▶ _BRIEF_
All the data must come back unchanged, except that pictures are left out.

▶ _DATASET SECTION_

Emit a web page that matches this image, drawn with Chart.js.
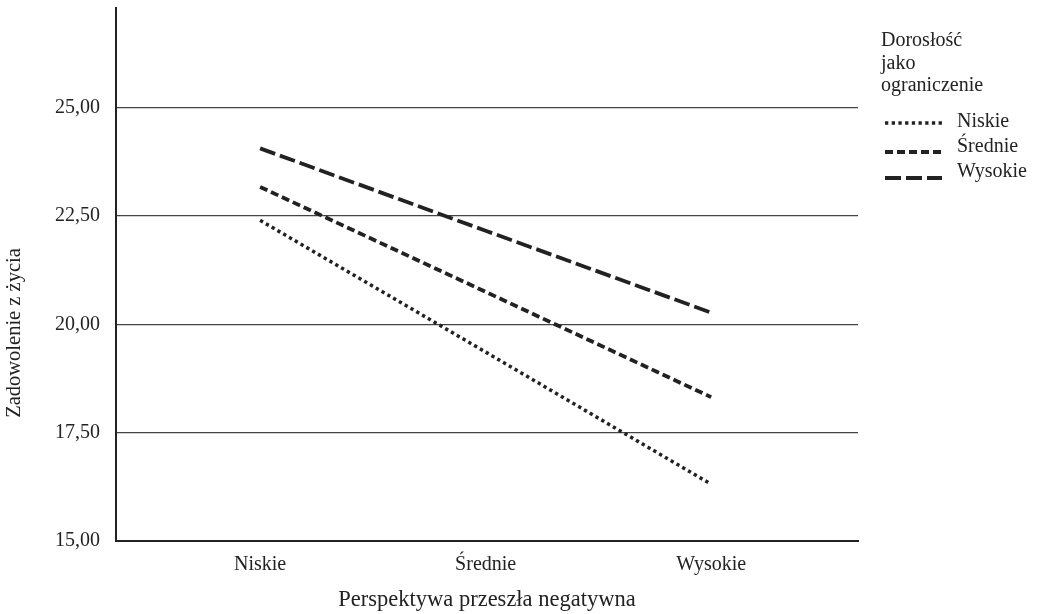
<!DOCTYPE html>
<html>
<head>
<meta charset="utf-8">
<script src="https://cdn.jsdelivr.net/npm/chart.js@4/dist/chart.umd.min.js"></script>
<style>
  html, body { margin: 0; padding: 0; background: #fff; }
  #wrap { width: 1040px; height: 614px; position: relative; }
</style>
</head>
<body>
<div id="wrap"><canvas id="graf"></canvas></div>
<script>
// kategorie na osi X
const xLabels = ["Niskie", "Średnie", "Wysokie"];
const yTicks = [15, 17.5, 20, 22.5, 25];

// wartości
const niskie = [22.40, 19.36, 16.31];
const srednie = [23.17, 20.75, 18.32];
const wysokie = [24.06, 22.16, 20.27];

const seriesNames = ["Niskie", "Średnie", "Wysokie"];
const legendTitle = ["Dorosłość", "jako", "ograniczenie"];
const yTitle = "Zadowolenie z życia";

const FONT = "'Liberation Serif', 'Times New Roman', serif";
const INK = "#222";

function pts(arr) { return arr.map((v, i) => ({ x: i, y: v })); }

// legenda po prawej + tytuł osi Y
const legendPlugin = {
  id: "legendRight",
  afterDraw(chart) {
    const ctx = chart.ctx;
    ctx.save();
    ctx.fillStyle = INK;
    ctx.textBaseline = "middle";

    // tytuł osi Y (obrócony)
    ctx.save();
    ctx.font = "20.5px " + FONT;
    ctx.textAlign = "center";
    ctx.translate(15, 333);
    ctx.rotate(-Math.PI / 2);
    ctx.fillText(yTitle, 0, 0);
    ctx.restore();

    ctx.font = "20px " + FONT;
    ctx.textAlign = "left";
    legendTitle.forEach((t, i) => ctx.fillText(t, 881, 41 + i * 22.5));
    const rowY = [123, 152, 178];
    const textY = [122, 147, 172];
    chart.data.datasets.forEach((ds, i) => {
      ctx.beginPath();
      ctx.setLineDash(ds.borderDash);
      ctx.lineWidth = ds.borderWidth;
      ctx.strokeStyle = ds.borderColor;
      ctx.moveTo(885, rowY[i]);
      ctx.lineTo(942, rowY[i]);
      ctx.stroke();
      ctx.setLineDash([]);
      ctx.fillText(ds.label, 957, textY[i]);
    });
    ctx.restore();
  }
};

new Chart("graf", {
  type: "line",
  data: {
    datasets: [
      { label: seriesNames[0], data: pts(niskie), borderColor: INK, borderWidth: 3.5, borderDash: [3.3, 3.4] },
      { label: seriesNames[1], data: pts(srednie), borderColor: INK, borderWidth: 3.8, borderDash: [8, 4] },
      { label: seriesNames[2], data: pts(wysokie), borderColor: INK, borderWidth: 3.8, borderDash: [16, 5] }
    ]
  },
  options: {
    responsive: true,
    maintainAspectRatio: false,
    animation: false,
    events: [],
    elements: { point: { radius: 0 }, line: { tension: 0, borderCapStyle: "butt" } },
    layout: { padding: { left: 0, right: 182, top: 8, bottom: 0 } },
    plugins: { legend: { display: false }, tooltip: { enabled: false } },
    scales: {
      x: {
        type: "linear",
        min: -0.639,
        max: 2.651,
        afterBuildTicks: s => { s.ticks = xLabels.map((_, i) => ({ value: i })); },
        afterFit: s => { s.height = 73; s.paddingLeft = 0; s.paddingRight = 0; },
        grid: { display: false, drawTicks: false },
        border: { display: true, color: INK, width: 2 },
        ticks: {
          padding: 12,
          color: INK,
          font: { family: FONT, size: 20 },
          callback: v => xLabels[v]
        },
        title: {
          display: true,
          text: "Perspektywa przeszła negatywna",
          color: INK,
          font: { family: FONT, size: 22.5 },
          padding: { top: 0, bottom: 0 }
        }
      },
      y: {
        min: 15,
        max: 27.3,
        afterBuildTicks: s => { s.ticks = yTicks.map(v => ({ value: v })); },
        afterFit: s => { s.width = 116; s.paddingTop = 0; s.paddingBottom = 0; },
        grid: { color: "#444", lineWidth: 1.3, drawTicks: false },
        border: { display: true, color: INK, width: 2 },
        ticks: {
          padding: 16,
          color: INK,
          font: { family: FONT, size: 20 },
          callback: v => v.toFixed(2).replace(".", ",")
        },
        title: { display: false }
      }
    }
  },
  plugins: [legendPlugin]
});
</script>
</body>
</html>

▶ _RESPONSE FOR THIS EXERCISE_
Emit a web page that matches this image, drawn with Chart.js.
<!DOCTYPE html>
<html>
<head>
<meta charset="utf-8">
<script src="https://cdn.jsdelivr.net/npm/chart.js@4/dist/chart.umd.min.js"></script>
<style>
  html, body { margin: 0; padding: 0; background: #fff; }
  #wrap { width: 1040px; height: 614px; position: relative; }
</style>
</head>
<body>
<div id="wrap"><canvas id="graf"></canvas></div>
<script>
// kategorie na osi X
const xLabels = ["Niskie", "Średnie", "Wysokie"];
const yTicks = [15, 17.5, 20, 22.5, 25];

// wartości
const niskie = [22.40, 19.36, 16.31];
const srednie = [23.17, 20.75, 18.32];
const wysokie = [24.06, 22.16, 20.27];

const seriesNames = ["Niskie", "Średnie", "Wysokie"];
const legendTitle = ["Dorosłość", "jako", "ograniczenie"];
const yTitle = "Zadowolenie z życia";

const FONT = "'Liberation Serif', 'Times New Roman', serif";
const INK = "#222";

function pts(arr) { return arr.map((v, i) => ({ x: i, y: v })); }

// legenda po prawej + tytuł osi Y
const legendPlugin = {
  id: "legendRight",
  afterDraw(chart) {
    const ctx = chart.ctx;
    ctx.save();
    ctx.fillStyle = INK;
    ctx.textBaseline = "middle";

    // tytuł osi Y (obrócony)
    ctx.save();
    ctx.font = "20.5px " + FONT;
    ctx.textAlign = "center";
    ctx.translate(15, 333);
    ctx.rotate(-Math.PI / 2);
    ctx.fillText(yTitle, 0, 0);
    ctx.restore();

    ctx.font = "20px " + FONT;
    ctx.textAlign = "left";
    legendTitle.forEach((t, i) => ctx.fillText(t, 881, 41 + i * 22.5));
    const rowY = [123, 152, 178];
    const textY = [122, 147, 172];
    chart.data.datasets.forEach((ds, i) => {
      ctx.beginPath();
      ctx.setLineDash(ds.borderDash);
      ctx.lineWidth = ds.borderWidth;
      ctx.strokeStyle = ds.borderColor;
      ctx.moveTo(885, rowY[i]);
      ctx.lineTo(942, rowY[i]);
      ctx.stroke();
      ctx.setLineDash([]);
      ctx.fillText(ds.label, 957, textY[i]);
    });
    ctx.restore();
  }
};

new Chart("graf", {
  type: "line",
  data: {
    datasets: [
      { label: seriesNames[0], data: pts(niskie), borderColor: INK, borderWidth: 3.5, borderDash: [3.3, 3.4] },
      { label: seriesNames[1], data: pts(srednie), borderColor: INK, borderWidth: 3.8, borderDash: [8, 4] },
      { label: seriesNames[2], data: pts(wysokie), borderColor: INK, borderWidth: 3.8, borderDash: [16, 5] }
    ]
  },
  options: {
    responsive: true,
    maintainAspectRatio: false,
    animation: false,
    events: [],
    elements: { point: { radius: 0 }, line: { tension: 0, borderCapStyle: "butt" } },
    layout: { padding: { left: 0, right: 182, top: 8, bottom: 0 } },
    plugins: { legend: { display: false }, tooltip: { enabled: false } },
    scales: {
      x: {
        type: "linear",
        min: -0.639,
        max: 2.651,
        afterBuildTicks: s => { s.ticks = xLabels.map((_, i) => ({ value: i })); },
        afterFit: s => { s.height = 73; s.paddingLeft = 0; s.paddingRight = 0; },
        grid: { display: false, drawTicks: false },
        border: { display: true, color: INK, width: 2 },
        ticks: {
          padding: 12,
          color: INK,
          font: { family: FONT, size: 20 },
          callback: v => xLabels[v]
        },
        title: {
          display: true,
          text: "Perspektywa przeszła negatywna",
          color: INK,
          font: { family: FONT, size: 22.5 },
          padding: { top: 0, bottom: 0 }
        }
      },
      y: {
        min: 15,
        max: 27.3,
        afterBuildTicks: s => { s.ticks = yTicks.map(v => ({ value: v })); },
        afterFit: s => { s.width = 116; s.paddingTop = 0; s.paddingBottom = 0; },
        grid: { color: "#444", lineWidth: 1.3, drawTicks: false },
        border: { display: true, color: INK, width: 2 },
        ticks: {
          padding: 16,
          color: INK,
          font: { family: FONT, size: 20 },
          callback: v => v.toFixed(2).replace(".", ",")
        },
        title: { display: false }
      }
    }
  },
  plugins: [legendPlugin]
});
</script>
</body>
</html>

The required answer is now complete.